— SUPPLIED RECORDS —
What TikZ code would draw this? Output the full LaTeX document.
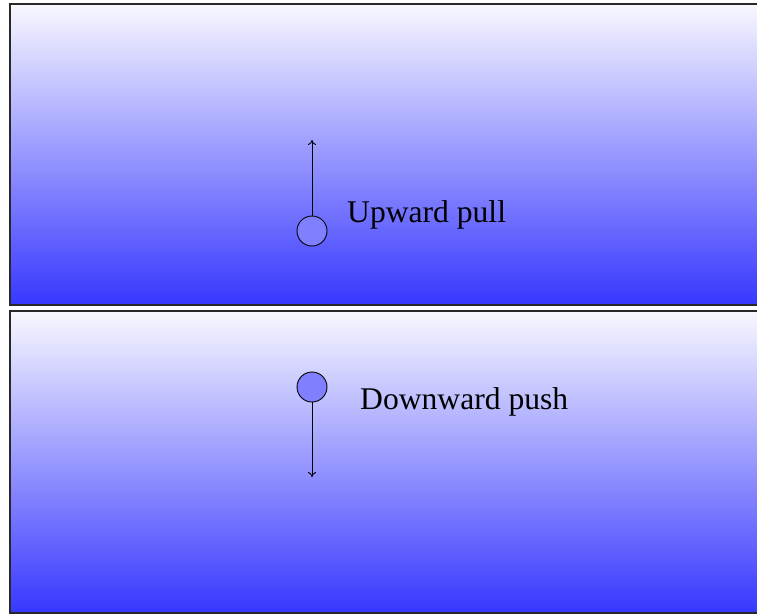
\documentclass[tikz,border=0pt]{standalone}
\usepackage{fontspec}
\setmainfont{Liberation Serif}
\usetikzlibrary{arrows.meta}
\definecolor{shtop}{RGB}{248,248,255}
\definecolor{shbot}{RGB}{55,55,255}
\definecolor{ballfill}{RGB}{128,128,255}
\definecolor{edge}{RGB}{40,40,40}
\tikzset{
  panel/.style={draw=edge, line width=1.6pt, top color=shtop, bottom color=shbot},
  ball/.style={circle, draw=black, line width=0.9pt, fill=ballfill, minimum size=30pt, inner sep=0pt},
  forcearrow/.style={draw=black, line width=0.9pt, -{To[length=5pt,width=8pt]}},
  lbl/.style={anchor=base west, inner sep=0pt, font=\fontsize{31.6}{37}\selectfont}
}
\begin{document}
\begin{tikzpicture}[x=1pt,y=-1pt]
\useasboundingbox (0,0) rectangle (757,614);
\clip (0,0) rectangle (757,614);
\fill[white] (0,0) rectangle (757,614);
\draw[panel] (10,4) rectangle (775,305);
\draw[panel] (10,311) rectangle (775,613);
\node[ball] (b1) at (312,231) {};
\coordinate (t1) at (312,140);
\draw[forcearrow] (b1.north) -- (t1);
\node[lbl] (l1) at (347,222) {Upward pull};
\node[ball] (b2) at (312,387) {};
\coordinate (t2) at (312,477);
\draw[forcearrow] (b2.south) -- (t2);
\node[lbl] (l2) at (360,409) {Downward push};
\end{tikzpicture}
\end{document}
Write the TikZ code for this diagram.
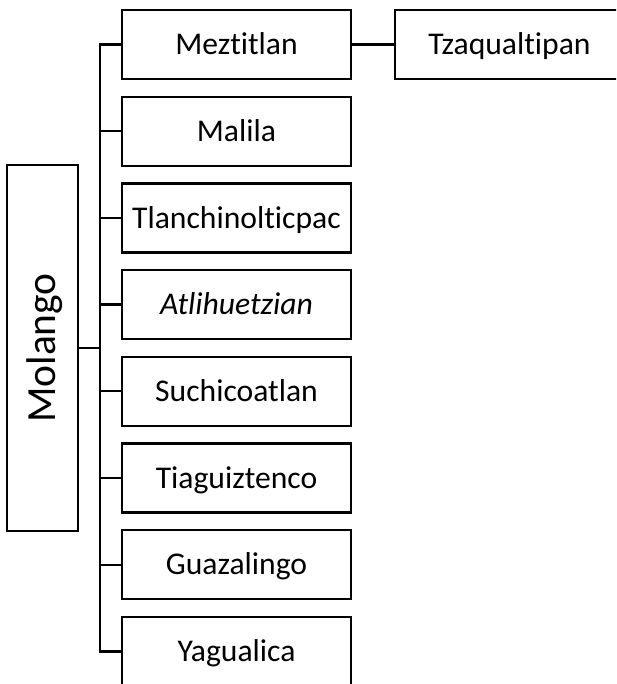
\documentclass[tikz,border=0pt]{standalone}
\usepackage{fontspec}
\setmainfont{Carlito}[Ligatures=NoCommon]
\begin{document}
\begin{tikzpicture}[x=0.2mm,y=-0.2mm,
    town/.style={draw=black,line width=.45mm,minimum width=45.8mm,minimum height=13.8mm,inner sep=0pt,text height=11.6pt,text depth=0pt,font=\fontsize{18}{21}\selectfont},
    branch/.style={draw=black,line width=.45mm}]
    \clip (0,0) rectangle (616,684);
    \node[town,rotate=90,minimum width=73.2mm,minimum height=14.2mm,text height=15.2pt,font=\fontsize{23.6}{28}\selectfont] (molango) at (42.5,348) {Molango};
    \node[town] (meztitlan) at (236.5,44.5) {Meztitlan};
    \node[town] (tzaqualtipan) at (509.5,44.5) {Tzaqualtipan};
    \node[town] (malila) at (236.5,131.2) {Malila};
    \node[town] (tlanchi) at (236.5,217.9) {Tlanchinolticpac};
    \node[town] (atli) at (236.5,304.6) {\itshape Atlihuetzian};
    \node[town] (suchi) at (236.5,391.3) {Suchicoatlan};
    \node[town] (tiagui) at (236.5,478) {Tiaguiztenco};
    \node[town] (guaza) at (236.5,564.7) {Guazalingo};
    \node[town] (yagua) at (236.5,651.4) {Yagualica};
    \coordinate (fork) at (100,348);
    % trunk and branches
    \draw[branch] (molango.south) -- (fork);
    \draw[branch] (meztitlan.west) -- (meztitlan.west -| fork) -- (yagua.west -| fork) -- (yagua.west);
    \foreach \t in {malila,tlanchi,atli,suchi,tiagui,guaza}
        \draw[branch] (\t.west -| fork) -- (\t.west);
    \draw[branch] (meztitlan) -- (tzaqualtipan);
\end{tikzpicture}
\end{document}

— DIRECTIONS FOR THIS TASK —
From the listing, extract all text exactly as given and drop any picture.

— RESPONSE BELOW —
What TikZ code would draw this? Output the full LaTeX document.
\documentclass[tikz,border=0pt]{standalone}
\usepackage{fontspec}
\setmainfont{Liberation Serif}
\usetikzlibrary{arrows.meta}
\definecolor{shtop}{RGB}{248,248,255}
\definecolor{shbot}{RGB}{55,55,255}
\definecolor{ballfill}{RGB}{128,128,255}
\definecolor{edge}{RGB}{40,40,40}
\tikzset{
  panel/.style={draw=edge, line width=1.6pt, top color=shtop, bottom color=shbot},
  ball/.style={circle, draw=black, line width=0.9pt, fill=ballfill, minimum size=30pt, inner sep=0pt},
  forcearrow/.style={draw=black, line width=0.9pt, -{To[length=5pt,width=8pt]}},
  lbl/.style={anchor=base west, inner sep=0pt, font=\fontsize{31.6}{37}\selectfont}
}
\begin{document}
\begin{tikzpicture}[x=1pt,y=-1pt]
\useasboundingbox (0,0) rectangle (757,614);
\clip (0,0) rectangle (757,614);
\fill[white] (0,0) rectangle (757,614);
\draw[panel] (10,4) rectangle (775,305);
\draw[panel] (10,311) rectangle (775,613);
\node[ball] (b1) at (312,231) {};
\coordinate (t1) at (312,140);
\draw[forcearrow] (b1.north) -- (t1);
\node[lbl] (l1) at (347,222) {Upward pull};
\node[ball] (b2) at (312,387) {};
\coordinate (t2) at (312,477);
\draw[forcearrow] (b2.south) -- (t2);
\node[lbl] (l2) at (360,409) {Downward push};
\end{tikzpicture}
\end{document}
Write the TikZ code for this diagram.
\documentclass[tikz,border=0pt]{standalone}
\usepackage{fontspec}
\setmainfont{Carlito}[Ligatures=NoCommon]
\begin{document}
\begin{tikzpicture}[x=0.2mm,y=-0.2mm,
    town/.style={draw=black,line width=.45mm,minimum width=45.8mm,minimum height=13.8mm,inner sep=0pt,text height=11.6pt,text depth=0pt,font=\fontsize{18}{21}\selectfont},
    branch/.style={draw=black,line width=.45mm}]
    \clip (0,0) rectangle (616,684);
    \node[town,rotate=90,minimum width=73.2mm,minimum height=14.2mm,text height=15.2pt,font=\fontsize{23.6}{28}\selectfont] (molango) at (42.5,348) {Molango};
    \node[town] (meztitlan) at (236.5,44.5) {Meztitlan};
    \node[town] (tzaqualtipan) at (509.5,44.5) {Tzaqualtipan};
    \node[town] (malila) at (236.5,131.2) {Malila};
    \node[town] (tlanchi) at (236.5,217.9) {Tlanchinolticpac};
    \node[town] (atli) at (236.5,304.6) {\itshape Atlihuetzian};
    \node[town] (suchi) at (236.5,391.3) {Suchicoatlan};
    \node[town] (tiagui) at (236.5,478) {Tiaguiztenco};
    \node[town] (guaza) at (236.5,564.7) {Guazalingo};
    \node[town] (yagua) at (236.5,651.4) {Yagualica};
    \coordinate (fork) at (100,348);
    % trunk and branches
    \draw[branch] (molango.south) -- (fork);
    \draw[branch] (meztitlan.west) -- (meztitlan.west -| fork) -- (yagua.west -| fork) -- (yagua.west);
    \foreach \t in {malila,tlanchi,atli,suchi,tiagui,guaza}
        \draw[branch] (\t.west -| fork) -- (\t.west);
    \draw[branch] (meztitlan) -- (tzaqualtipan);
\end{tikzpicture}
\end{document}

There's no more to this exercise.